> _CHALLENGE_
Make an exact copy of the data below, leaving out every picture.
--------------------
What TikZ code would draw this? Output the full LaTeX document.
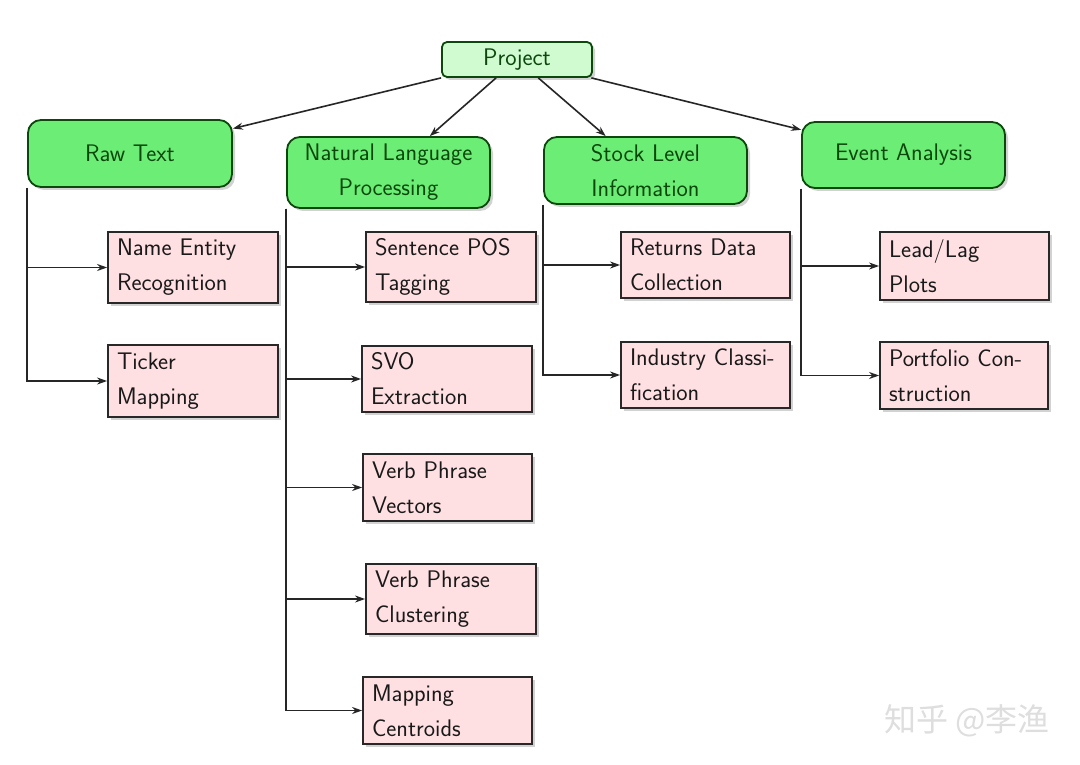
\documentclass[tikz,border=0pt]{standalone}
\usepackage{fontspec}
\newfontfamily\cjk{Noto Sans CJK SC}
\usetikzlibrary{shadows,arrows.meta}
\definecolor{pinkfill}{RGB}{255,224,226}
\definecolor{greenfill}{RGB}{108,238,118}
\definecolor{projfill}{RGB}{208,250,208}
\definecolor{dgreen}{RGB}{12,72,12}
\definecolor{boxline}{RGB}{40,40,40}
\tikzset{
  base/.style={font=\sffamily\fontsize{24}{35}\selectfont, line width=1.8pt,
    drop shadow={shadow xshift=3pt,shadow yshift=-3pt,opacity=0.35}},
  leaf/.style={base, rectangle, draw=boxline, fill=pinkfill, text=black!90,
    minimum width=170pt, minimum height=68pt, text width=152pt,
    inner xsep=9pt, inner ysep=0pt, align=left},
  cat/.style={base, rectangle, rounded corners=13pt, draw=dgreen, fill=greenfill,
    text=dgreen, minimum width=204pt, minimum height=68pt, align=center, inner sep=0pt},
  proj/.style={base, rectangle, rounded corners=5pt, draw=dgreen, fill=projfill,
    text=dgreen, minimum width=150pt, minimum height=35pt, inner sep=0pt},
  link/.style={line width=1.6pt, draw=black!85, -{Stealth[length=10pt,width=7pt]}},
  trunk/.style={line width=1.6pt, draw=black!85, -{Stealth[length=10pt,width=7pt]}},
}
\begin{document}
\begin{tikzpicture}[x=1pt,y=-1pt]
\useasboundingbox (0,0) rectangle (1080,765);
\fill[white] (0,0) rectangle (1080,765);

\node[proj] (project) at (517,59.5) {Project};

\node[cat, minimum height=67pt] (raw) at (130,153.5) {Raw Text};
\node[cat, minimum width=203pt, minimum height=71pt] (nlp) at (388.5,172.5) {Natural Language\\Processing};
\node[cat, minimum width=203pt, minimum height=67pt] (stock) at (645.5,170.5) {Stock Level\\Information};
\node[cat, minimum width=203pt, minimum height=66pt] (event) at (903.5,155) {Event Analysis};

\draw[link] (project) -- (raw);
\draw[link] (project) -- (nlp);
\draw[link] (project) -- (stock);
\draw[link] (project) -- (event);

% Raw Text children
\node[leaf, minimum height=71pt] (ner) at (193,267.5) {Name Entity\\Recognition};
\node[leaf, minimum height=72pt] (ticker) at (193,381) {Ticker\\Mapping};

% NLP children
\node[leaf, minimum height=70pt] (pos) at (451,267) {Sentence POS\\Tagging};
\node[leaf, minimum height=66pt] (svo) at (447,379) {SVO\\Extraction};
\node[leaf, minimum width=169pt, text width=151pt, minimum height=67pt] (vpv) at (447.5,487.5) {Verb Phrase\\Vectors};
\node[leaf, minimum height=70pt] (vpc) at (451,599) {Verb Phrase\\Clustering};
\node[leaf, minimum width=169pt, text width=151pt, minimum height=67pt] (mc) at (447.5,710.5) {Mapping\\Centroids};

% Stock children
\node[leaf, minimum width=169pt, text width=151pt, minimum height=66pt] (ret) at (705.5,265) {Returns Data\\Collection};
\node[leaf, minimum width=169pt, text width=151pt, minimum height=66pt] (ind) at (705.5,375) {Industry Classi-\\fication};

% Event children
\node[leaf, minimum width=169pt, text width=151pt, minimum height=68pt] (lead) at (964.5,266) {Lead/Lag\\Plots};
\node[leaf, minimum width=168pt, text width=150pt, minimum height=67pt] (port) at (964,375.5) {Portfolio Con-\\struction};

\draw[trunk] (raw.south west) |- (ner);
\draw[trunk] (raw.south west) |- (ticker);
\draw[trunk] (nlp.south west) |- (pos);
\draw[trunk] (nlp.south west) |- (svo);
\draw[trunk] (nlp.south west) |- (vpv);
\draw[trunk] (nlp.south west) |- (vpc);
\draw[trunk] (nlp.south west) |- (mc);
\draw[trunk] (stock.south west) |- (ret);
\draw[trunk] (stock.south west) |- (ind);
\draw[trunk] (event.south west) |- (lead);
\draw[trunk] (event.south west) |- (port);

\node[font=\cjk\fontsize{32}{34}\selectfont, text=black!13, anchor=west, inner sep=0pt] (wm) at (884,721) {知乎 @李渔};
\end{tikzpicture}
\end{document}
--------------------
> _ANSWER_
What TikZ code would draw this? Output the full LaTeX document.
\documentclass[tikz,border=0pt]{standalone}
\usepackage{fontspec}
\newfontfamily\cjk{Noto Sans CJK SC}
\usetikzlibrary{shadows,arrows.meta}
\definecolor{pinkfill}{RGB}{255,224,226}
\definecolor{greenfill}{RGB}{108,238,118}
\definecolor{projfill}{RGB}{208,250,208}
\definecolor{dgreen}{RGB}{12,72,12}
\definecolor{boxline}{RGB}{40,40,40}
\tikzset{
  base/.style={font=\sffamily\fontsize{24}{35}\selectfont, line width=1.8pt,
    drop shadow={shadow xshift=3pt,shadow yshift=-3pt,opacity=0.35}},
  leaf/.style={base, rectangle, draw=boxline, fill=pinkfill, text=black!90,
    minimum width=170pt, minimum height=68pt, text width=152pt,
    inner xsep=9pt, inner ysep=0pt, align=left},
  cat/.style={base, rectangle, rounded corners=13pt, draw=dgreen, fill=greenfill,
    text=dgreen, minimum width=204pt, minimum height=68pt, align=center, inner sep=0pt},
  proj/.style={base, rectangle, rounded corners=5pt, draw=dgreen, fill=projfill,
    text=dgreen, minimum width=150pt, minimum height=35pt, inner sep=0pt},
  link/.style={line width=1.6pt, draw=black!85, -{Stealth[length=10pt,width=7pt]}},
  trunk/.style={line width=1.6pt, draw=black!85, -{Stealth[length=10pt,width=7pt]}},
}
\begin{document}
\begin{tikzpicture}[x=1pt,y=-1pt]
\useasboundingbox (0,0) rectangle (1080,765);
\fill[white] (0,0) rectangle (1080,765);

\node[proj] (project) at (517,59.5) {Project};

\node[cat, minimum height=67pt] (raw) at (130,153.5) {Raw Text};
\node[cat, minimum width=203pt, minimum height=71pt] (nlp) at (388.5,172.5) {Natural Language\\Processing};
\node[cat, minimum width=203pt, minimum height=67pt] (stock) at (645.5,170.5) {Stock Level\\Information};
\node[cat, minimum width=203pt, minimum height=66pt] (event) at (903.5,155) {Event Analysis};

\draw[link] (project) -- (raw);
\draw[link] (project) -- (nlp);
\draw[link] (project) -- (stock);
\draw[link] (project) -- (event);

% Raw Text children
\node[leaf, minimum height=71pt] (ner) at (193,267.5) {Name Entity\\Recognition};
\node[leaf, minimum height=72pt] (ticker) at (193,381) {Ticker\\Mapping};

% NLP children
\node[leaf, minimum height=70pt] (pos) at (451,267) {Sentence POS\\Tagging};
\node[leaf, minimum height=66pt] (svo) at (447,379) {SVO\\Extraction};
\node[leaf, minimum width=169pt, text width=151pt, minimum height=67pt] (vpv) at (447.5,487.5) {Verb Phrase\\Vectors};
\node[leaf, minimum height=70pt] (vpc) at (451,599) {Verb Phrase\\Clustering};
\node[leaf, minimum width=169pt, text width=151pt, minimum height=67pt] (mc) at (447.5,710.5) {Mapping\\Centroids};

% Stock children
\node[leaf, minimum width=169pt, text width=151pt, minimum height=66pt] (ret) at (705.5,265) {Returns Data\\Collection};
\node[leaf, minimum width=169pt, text width=151pt, minimum height=66pt] (ind) at (705.5,375) {Industry Classi-\\fication};

% Event children
\node[leaf, minimum width=169pt, text width=151pt, minimum height=68pt] (lead) at (964.5,266) {Lead/Lag\\Plots};
\node[leaf, minimum width=168pt, text width=150pt, minimum height=67pt] (port) at (964,375.5) {Portfolio Con-\\struction};

\draw[trunk] (raw.south west) |- (ner);
\draw[trunk] (raw.south west) |- (ticker);
\draw[trunk] (nlp.south west) |- (pos);
\draw[trunk] (nlp.south west) |- (svo);
\draw[trunk] (nlp.south west) |- (vpv);
\draw[trunk] (nlp.south west) |- (vpc);
\draw[trunk] (nlp.south west) |- (mc);
\draw[trunk] (stock.south west) |- (ret);
\draw[trunk] (stock.south west) |- (ind);
\draw[trunk] (event.south west) |- (lead);
\draw[trunk] (event.south west) |- (port);

\node[font=\cjk\fontsize{32}{34}\selectfont, text=black!13, anchor=west, inner sep=0pt] (wm) at (884,721) {知乎 @李渔};
\end{tikzpicture}
\end{document}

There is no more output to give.